The job has also shown me up close the value of looking to desalination of brackish water for a long term source. I use the stuff every day and as far as I can tell, it is everywhere around us. The quality and content vary, and one thing we will be doing is locating the most abundant fields and water that needs the least remediation, but as far as availability in general, we have hundreds of years' of supply close at hand, we just need to combine source and the right technology to get the lowest cost of high quality end product.

While we avoid anything like endorsing candidates for office, credit where it is due, Scott Campbell started early and got us to the top of the list for the joint San Angelo/UCRA pilot project with a $300,000 grant from the state. The timing is excellent. We have plenty of time to evaluate this project. As noted in an earlier posting, San Angelo is way short of using our Ivie Pipeline allocation, we are not tapping our local resevoirs, we have several years to tinker with this idea and perfect it as a backup to our existing supply.

A totally separate issue, one of the things common on the back country rambles is coming on virtual trailer parks in the middle of nowhere, anything from beat-up pups to rock star sized Winebagos, clumped together. They are not Katrina refugee sites, they are deer hunter camps. My comment, good luck to you all, and bagging the limit should be easy. Let the slaughter commence and fill them freezers.

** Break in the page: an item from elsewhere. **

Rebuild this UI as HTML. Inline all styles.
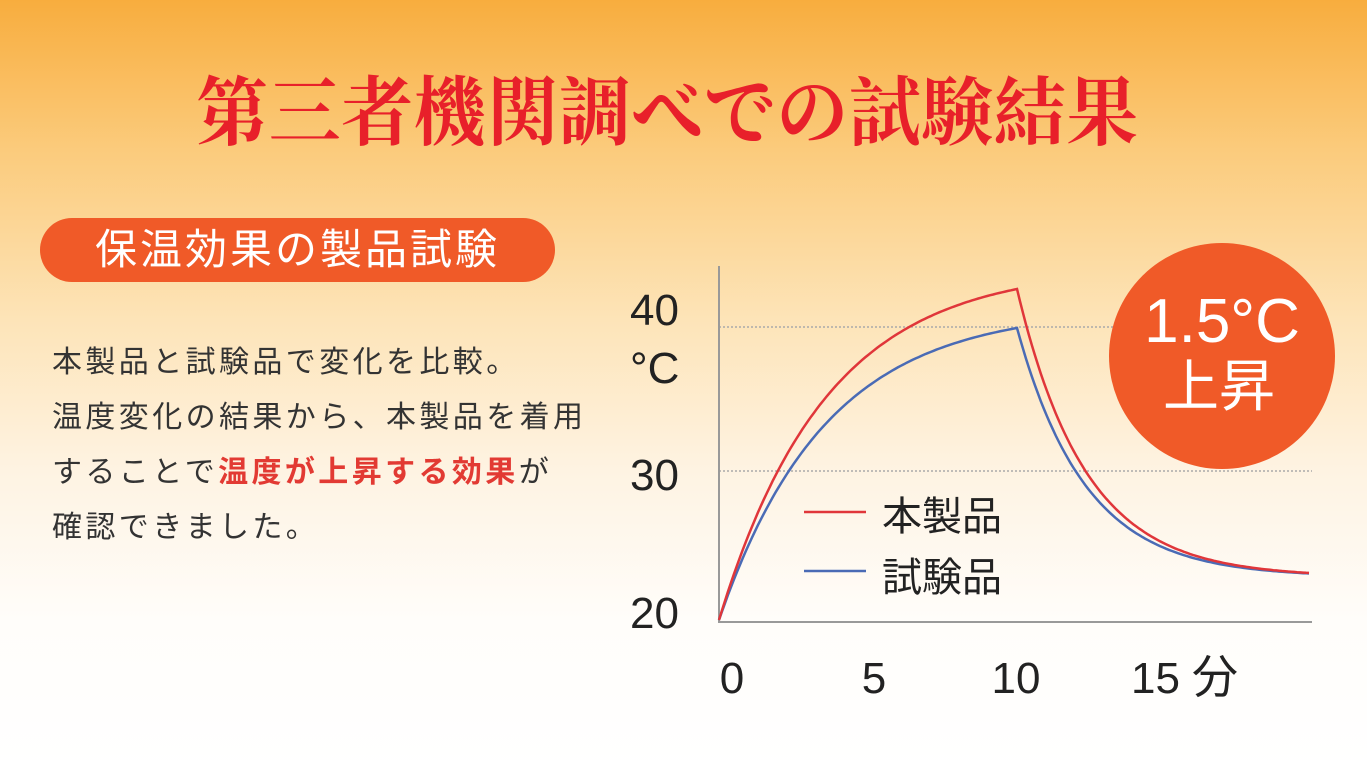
<!DOCTYPE html>
<html><head><meta charset="utf-8"><style>
html,body{margin:0;padding:0;}
body{width:1367px;height:769px;overflow:hidden;position:relative;
background:linear-gradient(to bottom,#f8ad3e 0px,#fbcb7c 150px,#fde4b8 320px,#fef3e2 470px,#fffdfa 620px,#ffffff 769px);
font-family:"Liberation Sans","Noto Sans CJK JP",sans-serif;}
.title{position:absolute;left:-16px;width:1367px;top:64px;text-align:center;color:#e8202a;
font-family:"Liberation Serif","Noto Serif CJK SC",serif;font-weight:bold;font-size:72px;letter-spacing:0.5px;line-height:100px;transform:scaleY(1.05);}
.pill{position:absolute;left:40px;top:218px;width:515px;height:64px;border-radius:32px;background:#f05a28;color:#fff;
font-size:42px;line-height:64px;text-indent:55px;letter-spacing:3px;}
.body{position:absolute;left:52px;top:335px;font-size:30px;line-height:55px;color:#333;letter-spacing:3.4px;}
.body b{color:#e23a33;}
svg{position:absolute;left:0;top:0;}
</style></head><body>
<div class="title">第三者機関調べでの試験結果</div>
<div class="pill">保温効果の製品試験</div>
<div class="body">本製品と試験品で変化を比較。<br>温度変化の結果から、本製品を着用<br>することで<b>温度が上昇する効果</b>が<br>確認できました。</div>
<svg width="1367" height="769" id="s">
<line x1="719" y1="327" x2="1312" y2="327" stroke="#aaa" stroke-width="1.5" stroke-dasharray="2,2"/>
<line x1="719" y1="471" x2="1312" y2="471" stroke="#aaa" stroke-width="1.5" stroke-dasharray="2,2"/>
<line x1="719" y1="266" x2="719" y2="622" stroke="#999" stroke-width="2"/>
<line x1="718" y1="622" x2="1312" y2="622" stroke="#999" stroke-width="2"/>
<circle cx="1222" cy="356" r="113" fill="#f05a28"/>
<text x="1222" y="342" fill="#fff" font-size="62" text-anchor="middle" font-family="Liberation Sans,Noto Sans CJK JP,sans-serif">1.5°C</text>
<text x="1219" y="406" fill="#fff" font-size="56" text-anchor="middle" font-family="Liberation Sans,Noto Sans CJK JP,sans-serif">上昇</text>
<path id="blue" fill="none" stroke="#4a6bb5" stroke-width="2.5"/>
<path id="red" fill="none" stroke="#e0363a" stroke-width="2.5"/>
<g font-family="Liberation Sans,Noto Sans CJK JP,sans-serif" fill="#222">
<text x="630" y="325" font-size="44">40</text>
<text x="630" y="383" font-size="44">°C</text>
<text x="630" y="490" font-size="44">30</text>
<text x="630" y="628" font-size="44">20</text>
<text x="732" y="693" font-size="44" text-anchor="middle">0</text>
<text x="874" y="693" font-size="44" text-anchor="middle">5</text>
<text x="1016" y="693" font-size="44" text-anchor="middle">10</text>
<text x="1131" y="693" font-size="44">15</text>
<text x="1192" y="693" font-size="46">分</text>
<text x="882" y="530" font-size="40">本製品</text>
<text x="882" y="591" font-size="40">試験品</text>
</g>
<line x1="804" y1="512" x2="866" y2="512" stroke="#e0363a" stroke-width="2.5"/>
<line x1="804" y1="571" x2="866" y2="571" stroke="#4a6bb5" stroke-width="2.5"/>
</svg>
<script>
function mk(peak){var pts=[],x0=719,sx=29.8,tau=3.6,A=(620-peak)/(1-Math.exp(-10/tau));
for(var t=0;t<=10;t+=0.1){pts.push([x0+t*sx,620-A*(1-Math.exp(-t/tau))]);}
pts.push([1017,peak]);
for(var t=10;t<=19.9;t+=0.1){pts.push([x0+t*sx,577-(577-peak)*Math.exp(-(t-10)/2.3)]);}
return 'M'+pts.map(function(p){return p[0].toFixed(1)+','+p[1].toFixed(1)}).join(' L');}
document.getElementById('red').setAttribute('d',mk(289));
document.getElementById('blue').setAttribute('d',mk(328));
</script>
</body></html>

Seriously, I am surprised the bag limits have not been raised if not removed this year. Two good wet years have resulted in a population explosion. The roadkill exceeds anything I have ever seen, and once I get backcountry, the deer seem to have bred like Australian bunnies. I could have nearly bagged my limit running into them with the truck. There are some leases where I will go a couple of hours and never be out of visual contact with at least a couple of deer. Many of them are almost fearless. I have a picture of three does standing about fifty yards from where I am noisily pumping flush water. They are placidly gazing at me in mild curiosity as they munch on grass and salt cedar. Gunshot hell, I could have thrown rocks and hit them!

No, I don't hate Bambi, but there are simply too many of them. The next bad year for rangeland will have deer starving by tens of thousands and in the process eating farmers' crops to a nub and creating a really nasty road hazard as they move to right-of-way grass. So far, most of the animals still appear well fed, but as winter gets harsh, or if next year is dry, we will literally have deer eating lawns and shrubbery all over San Angelo.

I don't know yet how quickly such things can be done, but we seriously need changes in hunting regulations, at least in this part of Texas. The season ought to be extended, and the limit raised. One idea I like from other states, hunters have to “earn” bucks by taking does. Hunting for horns does nothing to reduce population growth.